Le vin est une affaire de famille, chacun le sait. C’est chaotique ou très bien joué. Chez eux, ça marche
Cet article est paru dans En Magnum #27. Vous pouvez l’acheter sur notre site ici. Ou sur cafeyn.co.
Ce n’est qu’en 1982 que Jean-Luc Colombo et son épouse Anne s’installent à Cornas. Ils y créent une pharmacie puis un laboratoire d’œnologie-conseil. Longtemps, c’est cette seule activité de conseil qui les fera connaître des professionnels de la région. Des compétences qu’ils vont rapidement mettre au service de leurs propres vins. La première parcelle est achetée en 1986. Des vieilles vignes qui donnent naissance dès 1987 à la première cuvée, Les Ruchets.

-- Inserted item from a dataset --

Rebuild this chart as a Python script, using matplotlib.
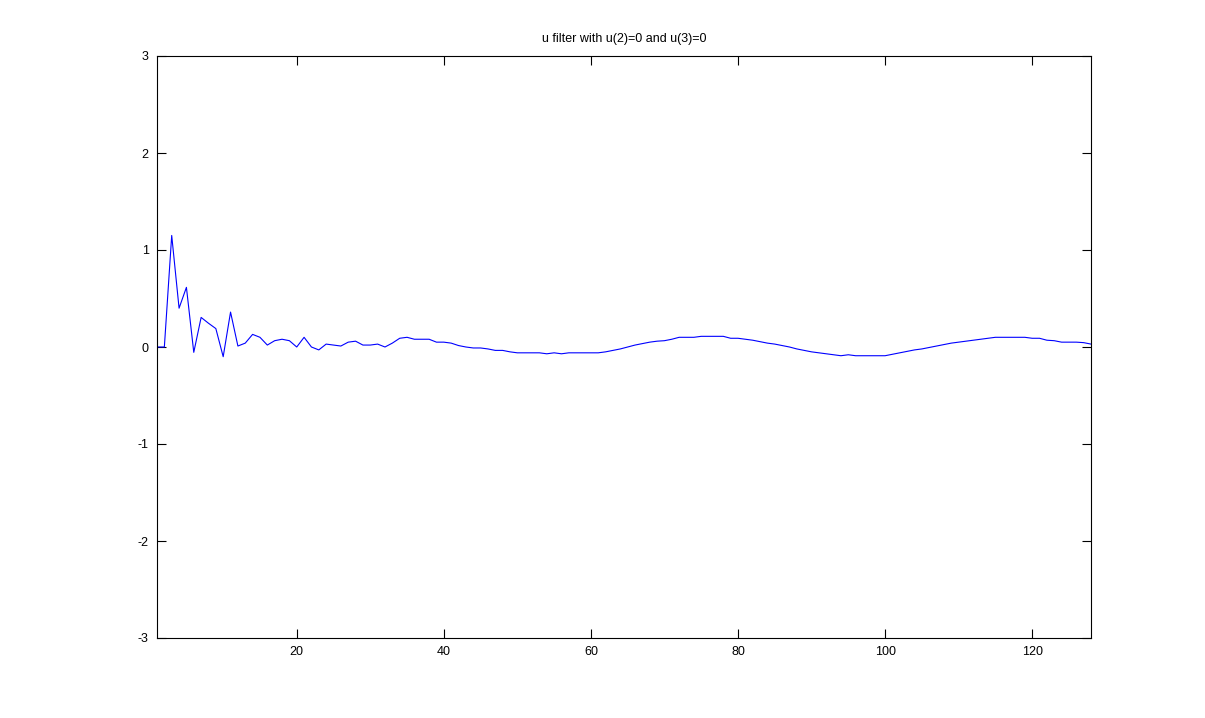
import matplotlib
matplotlib.use("Agg")
import matplotlib.pyplot as plt
import numpy as np

x = list(range(1, 129))
u = [0.0, 0.0, 1.15, 0.40, 0.615, -0.055, 0.305, 0.245, 0.19, -0.10,
     0.36, 0.01, 0.04, 0.13, 0.10, 0.02, 0.065, 0.08, 0.065, 0.0,
     0.10, 0.0, -0.03, 0.03, 0.02, 0.01, 0.05, 0.06, 0.02, 0.02,
     0.03, 0.0, 0.04, 0.09, 0.10, 0.08, 0.08, 0.08, 0.05, 0.05,
     0.04, 0.015, 0.0, -0.01, -0.01, -0.02, -0.035, -0.035, -0.05, -0.06,
     -0.06, -0.06, -0.06, -0.07, -0.06, -0.07, -0.06, -0.06, -0.06, -0.06,
     -0.06, -0.05, -0.035, -0.02, 0.0, 0.02, 0.035, 0.05, 0.06, 0.065,
     0.08, 0.10, 0.10, 0.10, 0.11, 0.11, 0.11, 0.11, 0.09, 0.09,
     0.08, 0.07, 0.055, 0.04, 0.03, 0.015, 0.0, -0.02, -0.035, -0.05,
     -0.06, -0.07, -0.08, -0.09, -0.08, -0.09, -0.09, -0.09, -0.09, -0.09,
     -0.075, -0.06, -0.045, -0.03, -0.02, -0.005, 0.01, 0.025, 0.04, 0.05,
     0.06, 0.07, 0.08, 0.09, 0.10, 0.10, 0.10, 0.10, 0.10, 0.09,
     0.09, 0.07, 0.065, 0.05, 0.05, 0.05, 0.045, 0.03]

xticks = [20, 40, 60, 80, 100, 120]
yticks = [-3, -2, -1, 0, 1, 2, 3]
title = "u filter with u(2)=0 and u(3)=0"

plt.rcParams['font.family'] = ['Liberation Sans', 'DejaVu Sans']
plt.rcParams['axes.unicode_minus'] = False

fig = plt.figure(figsize=(12.05, 7.18), dpi=100)
ax = fig.add_axes([157/1205, 1 - 638/718, (1091-157)/1205, (638-56)/718])
ax.plot(x, u, color='#0000ff', linewidth=0.8)
ax.set_xlim(1, 128)
ax.set_ylim(-3, 3)
ax.set_xticks(xticks)
ax.set_yticks(yticks)
ax.tick_params(direction='in', length=6.5, width=0.8, labelsize=9,
               top=True, right=True, pad=6)
for s in ax.spines.values():
    s.set_linewidth(0.8)
ax.set_title(title, fontsize=9, pad=10)
fig.savefig("out.png", dpi=100)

Suivront La Louvée jusqu’à la toute dernière Vallon de l’Aigle, premier millésime en 2005. Aujourd’hui, l’exploitation familiale s’étend sur dix hectares à Cornas, sans oublier trois hectares sur le cru voisin de Saint-Péray et quatre hectares en IGP méditerranée sur la Côte Bleue, hommage de Jean-Luc à ses origines marseillaises. Tous deux œnologues de formation, Jean-Luc et Anne ont toujours imprimé une extrême rigueur à l’élaboration de leurs vins, dans une région où longtemps on évoquait pudiquement des « vinifications à l’ancienne », pas toujours exemptes de dérives parfois majeures, faute à des hygiènes de cave régulièrement défaillantes. Lorsqu’ils acquièrent leurs premières vignes, puis leur maison au cœur du coteau, aux Eygas, en 1993, c’est avec le plus grand soin et les pratiques culturales les plus respectueuses qu’ils façonnent leur vignoble. À l’époque, les labels ne sont pas d’actualité (depuis 2015-2016 tous les vins du domaine sont certifiés bio) et cette appellation est en manque de médiatisation. Les Colombo dénotent par leur communication innovante et originale. Aujourd’hui, on parlerait d’approche disruptive. Idéale pour se faire une place à part, très vite. Ils écartent d’emblée la bouteille rhodanienne traditionnelle aux épaules tombantes, pour adopter le flaconnage bordelais. Choquant pour la région mais moderne quand on sait qu’elle est depuis adoptée par tous les grands vignobles ailleurs dans le monde. Ils apprennent à maîtriser les codes de la communication en faisant venir chaque année des journalistes et des dégustateurs pour leur présenter leurs activités, leurs projets, suivre leur évolution. Faire le point sur ces expressions tout en muscles et en fruits de ce vibrant coteau de Cornas, trois décennies plus tard. Faire savoir le savoir-faire.
La relève
Leur fille unique, Laure, la voilà, effectue sa première vinification en 2010. Pas facile de se faire un prénom. Surtout avec un père au caractère aussi trempé, surtout quand on en a hérité. À Cornas, les orages montent vite. Pas seulement dans le ciel. Père et fille savent trouver le moyen d’aller de l’avant, d’autant qu’ils partagent souvent la même ligne de fuite, le même horizon, au loin. Bon sang ne saurait mentir, Laure bénéficie d’une solide formation technique, BTS puis DNO, complétée par un passage dans l’une des meilleures écoles de commerce de France (Edhec). Des parents établis à Cornas. Très bien. Elle s’installe sur le cru voisin, à Saint-Péray, ni trop près, ni trop loin. Avec son compagnon, elle y façonne sa propre aventure, le domaine de Lorient. Ses vignes, ses animaux, ses chambres d’hôtes. Une ferme vigneronne où elle peut donner libre cours à ses expérimentations et ses envies du moment. Toute cette famille Colombo se retrouve dans la grande cave, construite dans le bas du coteau, à Cornas, quartier général de tous les projets : domaine Colombo (celui de Jean-Luc et Anne), domaine de Lorient, mais aussi le négoce qui pèse à lui seul près d’un million de cols. Bref, le travail ne manque pas. Deux générations ne sont pas de trop.